Wāṇa or Wanna (واڼه /ps/; /ur/) is the largest town in the South Waziristan District of the Khyber Pakhtunkhwa province of Pakistan. Wana had been the summer headquarters for the administration of South Waziristan Agency, while the city of Tank located in the neighbouring Tank District had been the winter headquarters of the agency.
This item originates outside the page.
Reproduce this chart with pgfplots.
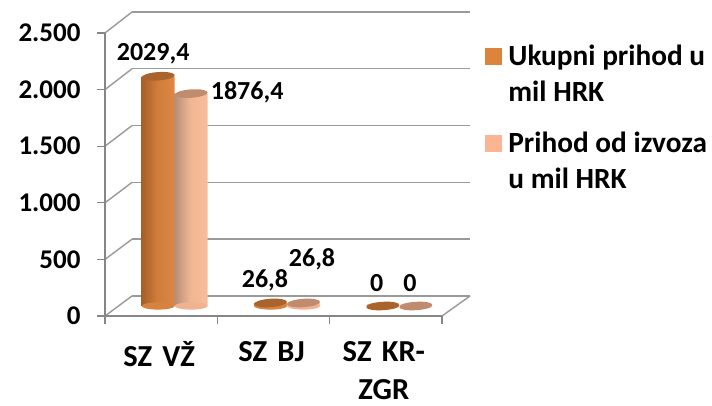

The town of Wana is also the headquarters of Wana Tehsil which is one of the three subdivisions of South Waziristan along with Ladha and Sarwakai.

==History==
===Colonial history===
During the British Empire, beginning in the late 19th century, the British established a cantonment on the Wanna Plain which was used as a headquarters by the British forces in South Waziristan till the partition of India in 1947. During their rule, the Pashtun tribes of Waziristan - part of the Karlanri Tribal Confederation - gave the British much headache. In fact, the British, known then as the 'foreigners' , had to deal with a full-fledged insurgency in Waziristan in the 1930s. At one point during the 1930s, the British had up to 18,000 troops in and around Waziristan, with Wanna being used as the forward headquarters and airbase.

===Post-Independence===
During 1989, the city underwent a striking increase in Malaria with a village Azam Warsak suffering the most.

===Wanna in the war on terror===

Wanna has been involved in the war on terror due to the Al-Qaeda members affiliated with the Taliban-aligned Ahmadzai Waziris of the Wanna Plain. The Pakistan Armed forces have conducted several armed operations against these Al-Qaeda members since August 2003 off and on with limited success. Perhaps the town's most violent incident in the war on terror was the Battle of Wanna which took place in March 2004 and included fighters from the Pakistani Army against Al-Qaeda and Taliban forces. More than 100 armed personnel were killed during the week of the fighting.

==Ethnic background of inhabitants==
Inhabitants of Wanna are Muslim Pashtuns, primarily Ahmedzai Waziris from the Wazir tribe but other Pashtun tribes such as Mahsud and Bettani also live in the surroundings of Wanna.